_Data extract_
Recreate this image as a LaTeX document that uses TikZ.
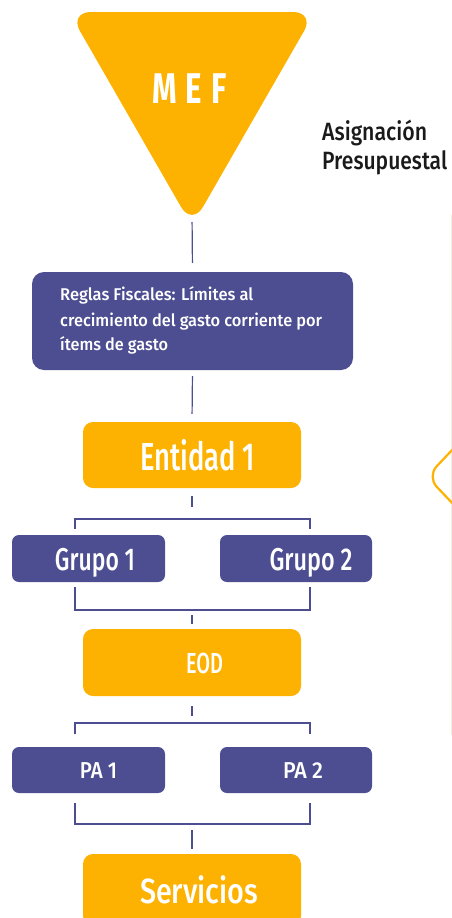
\documentclass[tikz,border=0pt]{standalone}
\usepackage{fontspec}
\setmainfont{Fira Sans}[UprightFont={* Medium}, BoldFont={* Bold}]
\usepackage{graphicx}
\definecolor{mefor}{HTML}{FDB201}
\definecolor{mefpu}{HTML}{4D4E91}
\definecolor{meflt}{HTML}{F6EEDC}
\definecolor{mefbk}{HTML}{1A1A1A}
\newcommand\fw[3]{\resizebox{#1}{\height}{\fontsize{#2}{#2}\selectfont #3}}
\begin{document}
\begin{tikzpicture}[x=1pt,y=-1pt,
  obox/.style={fill=mefor, draw=none, rounded corners=10pt, inner sep=0},
  pbox/.style={fill=mefpu, draw=none, rounded corners=7pt, inner sep=0},
  wtxt/.style={inner sep=0, text=white, anchor=base},
  ltxt/.style={inner sep=0, text=white, anchor=base west},
  conn/.style={draw=mefpu, line width=1.2pt}]
\useasboundingbox (0,0) rectangle (452,918);

% right side
\draw[meflt, line width=1pt] (451.3,215) -- (451.3,735);
\draw[mefor, line width=2.2pt, rounded corners=14pt] (454,448) -- (427,476.5) -- (454,505);

% MEF triangle
\fill[mefor, rounded corners=22pt] (69,12) -- (315,12) -- (192,226) -- cycle;
\coordinate (trib) at (192,213);
\node[wtxt] (mef) at (189.5,103) {\fw{75pt}{43}{\bfseries M\hspace{0.3em}E\hspace{0.3em}F}};

\node[anchor=base west, inner sep=0, text=mefbk] (asig) at (322,140.7) {\fw{105pt}{25}{Asignación}};
\node[anchor=base west, inner sep=0, text=mefbk] (pres) at (322,169) {\fw{125pt}{25}{Presupuestal}};

% boxes
\node[pbox, rounded corners=12pt, minimum width=321pt, minimum height=98pt] (reglas) at (192.5,321) {};
\node[ltxt] (r1) at (60,300) {\fw{193pt}{17}{Reglas Fiscales: Límites al}};
\node[ltxt] (r2) at (60,326) {\fw{262pt}{17}{crecimiento del gasto corriente por}};
\node[ltxt] (r3) at (60,350) {\fw{108pt}{17}{ítems de gasto}};

\node[obox, minimum width=218pt, minimum height=66pt] (ent1) at (192,455) {};
\node[wtxt] (ent1t) at (197.5,470) {\fw{115pt}{39}{Entidad 1}};

\node[pbox, minimum width=153pt, minimum height=47pt] (g1) at (88.5,558.5) {};
\node[pbox, minimum width=152pt, minimum height=47pt] (g2) at (296,558.5) {};
\node[wtxt] (g1t) at (95,570) {\fw{80pt}{31.5}{Grupo 1}};
\node[wtxt] (g2t) at (311,570) {\fw{83pt}{31.5}{Grupo 2}};

\node[obox, minimum width=218pt, minimum height=67pt] (eod) at (192,662.5) {};
\node[wtxt] (eodt) at (204.5,673) {\fw{37pt}{29}{EOD}};

\node[pbox, minimum width=153pt, minimum height=46pt] (pa1) at (88.5,770) {};
\node[pbox, minimum width=152pt, minimum height=46pt] (pa2) at (296,770) {};
\node[wtxt] (pa1t) at (98.5,778) {\fw{37pt}{23}{PA 1}};
\node[wtxt] (pa2t) at (303,778) {\fw{40pt}{23}{PA 2}};

\node[obox, minimum width=218pt, minimum height=72pt] (serv) at (192,890) {};
\node[wtxt] (servt) at (199,903) {\fw{118pt}{35}{Servicios}};

% connectors
\draw[conn, shorten <=9pt, shorten >=9pt] (trib) -- (reglas.north);
\draw[conn, shorten <=6pt, shorten >=8pt] (reglas.south) -- (ent1.north);

\coordinate (k1) at (192,507);
\draw[conn, shorten <=8pt] (ent1.south) -- (k1);
\coordinate (b1l) at (75,529);
\coordinate (b1r) at (310,529);
\draw[conn] (b1l) -- ++(0,-10) -| (b1r);
\coordinate (b2l) at (75,587);
\coordinate (b2r) at (310,587);
\draw[conn] (b2l) -- ++(0,23) -| (b2r);
\coordinate (k2) at (192,615);
\draw[conn, shorten >=5pt] (k2) -- (eod.north);

\coordinate (k3) at (192,716);
\draw[conn, shorten <=10pt] (eod.south) -- (k3);
\coordinate (b3l) at (75,734);
\coordinate (b3r) at (310,734);
\draw[conn] (b3l) -- ++(0,-11) -| (b3r);
\coordinate (b4l) at (75,803);
\coordinate (b4r) at (310,803);
\draw[conn] (b4l) -- ++(0,21) -| (b4r);
\coordinate (k4) at (192,830);
\draw[conn, shorten >=5pt] (k4) -- (serv.north);
\end{tikzpicture}
\end{document}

_Goal of the exercise_
Extract every line of the data exactly; pictures stay out.

_Expected output_
Recreate this image as a LaTeX document that uses TikZ.
\documentclass[tikz,border=0pt]{standalone}
\usepackage{fontspec}
\setmainfont{Fira Sans}[UprightFont={* Medium}, BoldFont={* Bold}]
\usepackage{graphicx}
\definecolor{mefor}{HTML}{FDB201}
\definecolor{mefpu}{HTML}{4D4E91}
\definecolor{meflt}{HTML}{F6EEDC}
\definecolor{mefbk}{HTML}{1A1A1A}
\newcommand\fw[3]{\resizebox{#1}{\height}{\fontsize{#2}{#2}\selectfont #3}}
\begin{document}
\begin{tikzpicture}[x=1pt,y=-1pt,
  obox/.style={fill=mefor, draw=none, rounded corners=10pt, inner sep=0},
  pbox/.style={fill=mefpu, draw=none, rounded corners=7pt, inner sep=0},
  wtxt/.style={inner sep=0, text=white, anchor=base},
  ltxt/.style={inner sep=0, text=white, anchor=base west},
  conn/.style={draw=mefpu, line width=1.2pt}]
\useasboundingbox (0,0) rectangle (452,918);

% right side
\draw[meflt, line width=1pt] (451.3,215) -- (451.3,735);
\draw[mefor, line width=2.2pt, rounded corners=14pt] (454,448) -- (427,476.5) -- (454,505);

% MEF triangle
\fill[mefor, rounded corners=22pt] (69,12) -- (315,12) -- (192,226) -- cycle;
\coordinate (trib) at (192,213);
\node[wtxt] (mef) at (189.5,103) {\fw{75pt}{43}{\bfseries M\hspace{0.3em}E\hspace{0.3em}F}};

\node[anchor=base west, inner sep=0, text=mefbk] (asig) at (322,140.7) {\fw{105pt}{25}{Asignación}};
\node[anchor=base west, inner sep=0, text=mefbk] (pres) at (322,169) {\fw{125pt}{25}{Presupuestal}};

% boxes
\node[pbox, rounded corners=12pt, minimum width=321pt, minimum height=98pt] (reglas) at (192.5,321) {};
\node[ltxt] (r1) at (60,300) {\fw{193pt}{17}{Reglas Fiscales: Límites al}};
\node[ltxt] (r2) at (60,326) {\fw{262pt}{17}{crecimiento del gasto corriente por}};
\node[ltxt] (r3) at (60,350) {\fw{108pt}{17}{ítems de gasto}};

\node[obox, minimum width=218pt, minimum height=66pt] (ent1) at (192,455) {};
\node[wtxt] (ent1t) at (197.5,470) {\fw{115pt}{39}{Entidad 1}};

\node[pbox, minimum width=153pt, minimum height=47pt] (g1) at (88.5,558.5) {};
\node[pbox, minimum width=152pt, minimum height=47pt] (g2) at (296,558.5) {};
\node[wtxt] (g1t) at (95,570) {\fw{80pt}{31.5}{Grupo 1}};
\node[wtxt] (g2t) at (311,570) {\fw{83pt}{31.5}{Grupo 2}};

\node[obox, minimum width=218pt, minimum height=67pt] (eod) at (192,662.5) {};
\node[wtxt] (eodt) at (204.5,673) {\fw{37pt}{29}{EOD}};

\node[pbox, minimum width=153pt, minimum height=46pt] (pa1) at (88.5,770) {};
\node[pbox, minimum width=152pt, minimum height=46pt] (pa2) at (296,770) {};
\node[wtxt] (pa1t) at (98.5,778) {\fw{37pt}{23}{PA 1}};
\node[wtxt] (pa2t) at (303,778) {\fw{40pt}{23}{PA 2}};

\node[obox, minimum width=218pt, minimum height=72pt] (serv) at (192,890) {};
\node[wtxt] (servt) at (199,903) {\fw{118pt}{35}{Servicios}};

% connectors
\draw[conn, shorten <=9pt, shorten >=9pt] (trib) -- (reglas.north);
\draw[conn, shorten <=6pt, shorten >=8pt] (reglas.south) -- (ent1.north);

\coordinate (k1) at (192,507);
\draw[conn, shorten <=8pt] (ent1.south) -- (k1);
\coordinate (b1l) at (75,529);
\coordinate (b1r) at (310,529);
\draw[conn] (b1l) -- ++(0,-10) -| (b1r);
\coordinate (b2l) at (75,587);
\coordinate (b2r) at (310,587);
\draw[conn] (b2l) -- ++(0,23) -| (b2r);
\coordinate (k2) at (192,615);
\draw[conn, shorten >=5pt] (k2) -- (eod.north);

\coordinate (k3) at (192,716);
\draw[conn, shorten <=10pt] (eod.south) -- (k3);
\coordinate (b3l) at (75,734);
\coordinate (b3r) at (310,734);
\draw[conn] (b3l) -- ++(0,-11) -| (b3r);
\coordinate (b4l) at (75,803);
\coordinate (b4r) at (310,803);
\draw[conn] (b4l) -- ++(0,21) -| (b4r);
\coordinate (k4) at (192,830);
\draw[conn, shorten >=5pt] (k4) -- (serv.north);
\end{tikzpicture}
\end{document}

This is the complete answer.